Notably, the strongest model, Phi-3.5-mini-instruct, achieves perfect JSON validity, yet this does not translate proportionally into downstream performance, with render success dropping to approximately 0.74 and pixel art quality to around 0.42. Furthermore, scaling does not yield consistent gains. While Phi-3-mini-4k-instruct and Phi-4-mini-instruct exhibit comparable structural validity, their semantic quality diverges, and LFM2.5-1.2B-Instruct demonstrates near-collapse across all axes, failing even basic structural constraints.
In contrast, models from the Llama and SmolLM families fail to produce any successful pixel art renderings under this setup. The benchmark can also be accessed as a Hugging Face dataset, enabling reproducible experimentation. To investigate whether the observed limitations can be mitigated through supervision, we perform parameter-efficient fine-tuning using LoRA on the pixel art bench source dataset with a Qwen3-1.7B model.
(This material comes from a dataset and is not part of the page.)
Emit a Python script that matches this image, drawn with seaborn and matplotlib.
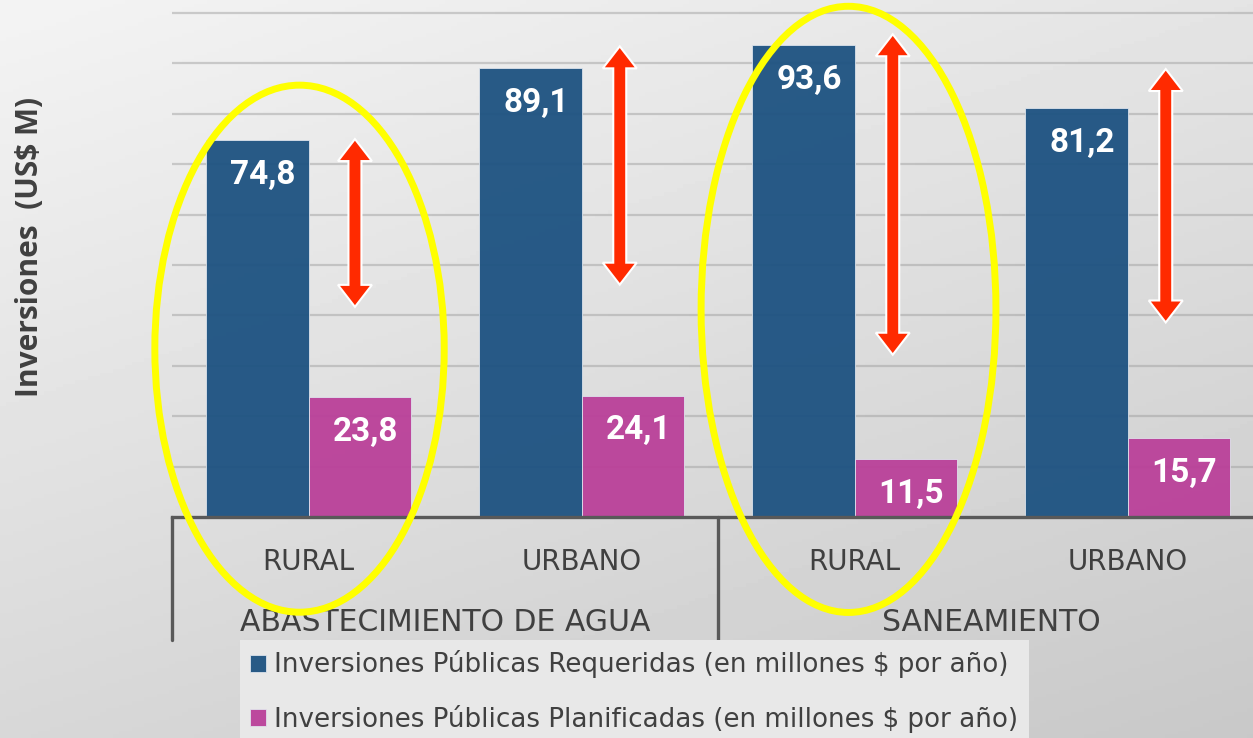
import matplotlib
matplotlib.use("Agg")
import matplotlib.pyplot as plt
from matplotlib.patches import Ellipse, Polygon
from matplotlib.transforms import IdentityTransform, blended_transform_factory
import seaborn as sns
import pandas as pd
import numpy as np

# data
grupos = ["ABASTECIMIENTO DE AGUA", "SANEAMIENTO"]
subcats = ["RURAL", "URBANO", "RURAL", "URBANO"]
claves = ["agua_rural", "agua_urbano", "san_rural", "san_urbano"]
requeridas = [74.8, 89.1, 93.6, 81.2]
planificadas = [23.8, 24.1, 11.5, 15.7]
serie_req = "Inversiones Públicas Requeridas (en millones $ por año)"
serie_plan = "Inversiones Públicas Planificadas (en millones $ por año)"

# brechas marcadas con flechas (valores en US$ M)
flecha_sup = [75.0, 93.4, 95.8, 88.9]
flecha_inf = [41.7, 46.1, 32.2, 38.6]

df = pd.DataFrame({
    "clave": claves * 2,
    "valor": requeridas + planificadas,
    "serie": [serie_req] * 4 + [serie_plan] * 4,
})

sns.set_style("white")
plt.rcParams["font.family"] = ["DejaVu Sans"]

fig = plt.figure(figsize=(12.53, 7.38), dpi=100)

# fondo degradado gris
bg = fig.add_axes([0, 0, 1, 1], zorder=-10)
yy, xx = np.mgrid[0:1:200j, 0:1:200j]
grad = 0.955 - 0.11 * yy - 0.06 * xx
bg.imshow(grad, cmap="gray", vmin=0, vmax=1, aspect="auto", extent=[0, 1, 0, 1], origin="upper")
bg.axis("off")

ax = fig.add_axes([0.1373, 0.2995, 0.8715, 0.7005])
ax.patch.set_alpha(0)

sns.barplot(data=df, x="clave", y="valor", hue="serie", hue_order=[serie_req, serie_plan],
            palette=["#1D5281", "#BA4099"], saturation=1, width=0.75, alpha=0.95,
            edgecolor="#E0E6EE", linewidth=0.6, ax=ax, zorder=2)

ax.set_xlim(-0.5, 3.5)
ax.set_ylim(0, 102.6)
ax.set_yticks(np.arange(10, 101, 10))
ax.yaxis.grid(True, color="#9A9A9A", alpha=0.45, linewidth=1.6)
ax.set_axisbelow(True)
ax.tick_params(axis="y", left=False, labelleft=False)
for s in ["top", "right", "left"]:
    ax.spines[s].set_visible(False)
ax.spines["bottom"].set_color("#595959")
ax.spines["bottom"].set_linewidth(2.4)
ax.set_xlabel("")
ax.set_ylabel("")

ax.set_xticks(range(4))
ax.set_xticklabels(subcats, fontsize=20, color="#404040")
ax.tick_params(axis="x", length=0, pad=22)

trans = blended_transform_factory(ax.transData, ax.transAxes)
for sep in [-0.5, 1.5, 3.5]:
    ax.plot([sep, sep], [0, -0.238], transform=trans, color="#595959", lw=2.4, clip_on=False)
for i, g in enumerate(grupos):
    ax.text(2 * i + 0.5, -0.205, g, transform=trans, ha="center", va="center",
            fontsize=21.5, color="#404040")

# etiquetas de valores
for cont, vals in zip(ax.containers, [requeridas, planificadas]):
    for bar, v in zip(cont, vals):
        ax.annotate(f"{v:.1f}".replace(".", ","), (bar.get_x() + bar.get_width() / 2, v),
                    xytext=(4, -25), textcoords="offset points", ha="center", va="center",
                    color="white", fontsize=24, fontweight="bold", family=["Roboto", "DejaVu Sans"],
                    zorder=5)

# flechas dobles rojas
desp = [0.17, 0.14, 0.14, 0.14]
sw, hw, hl = 6.5, 17, 22
for i in range(4):
    x0, ytop = ax.transData.transform((i + desp[i], flecha_sup[i]))
    _, ybot = ax.transData.transform((i + desp[i], flecha_inf[i]))
    pts = [(x0, ytop), (x0 + hw, ytop - hl), (x0 + sw, ytop - hl), (x0 + sw, ybot + hl),
           (x0 + hw, ybot + hl), (x0, ybot), (x0 - hw, ybot + hl), (x0 - sw, ybot + hl),
           (x0 - sw, ytop - hl), (x0 - hw, ytop - hl)]
    fig.add_artist(Polygon(pts, closed=True, transform=IdentityTransform(),
                           facecolor="#FF2A00", edgecolor="white", linewidth=1.5, zorder=6))

# elipses amarillas
for cx, cy, w, h in [(-0.033, 33.4, 1.06, 104.6), (1.978, 41.2, 1.08, 120.3)]:
    ax.add_patch(Ellipse((cx, cy), w, h, fill=False, edgecolor="#FFFF00", linewidth=5,
                         clip_on=False, zorder=7))

fig.text(30 / 1253, 1 - 247 / 738, "Inversiones  (US$ M)", rotation=90, ha="center", va="center",
         fontsize=21.5, fontweight="bold", color="#404040", family=["Open Sans", "DejaVu Sans"])

handles, labels = ax.get_legend_handles_labels()
ax.legend(handles, labels, loc="upper left", bbox_to_anchor=(240 / 1253, 1 - 640 / 738),
          bbox_transform=fig.transFigure, frameon=True, facecolor="#E8E8E8", edgecolor="none",
          fancybox=False, framealpha=1, handlelength=0.6, handleheight=0.6, handletextpad=0.3,
          labelspacing=1.0, borderpad=0.4, borderaxespad=0, prop={"size": 18.8},
          labelcolor="#404040")

fig.savefig("out.png", dpi=100)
Despite targeted training on prompt–pixel grid pairs, the results remain largely unfavorable. Fine-tuning improves format adherence but fails to produce meaningful improvements in pixel art quality. This suggests that the limitations exposed by Pixel Art Bench are not easily resolved through standard fine-tuning, reflecting a deeper mismatch between autoregressive language modeling and inherently 2D structured generation tasks.
Conclusion
Firstly, I would like to thank Matt Mazur for providing the Pixel Art Bench source dataset and creating the inital benchmark, which made this analysis possible. The benchmark serves as a useful measure for probing the gap between spatial tasks and autoregressive language modeling. It also demonstrates that structured generation tasks expose failure modes that are largely invisible in traditional text benchmarks. As such, it provides a useful lens for evaluating whether models can move beyond token-level fluency toward more spatially grounded reasoning.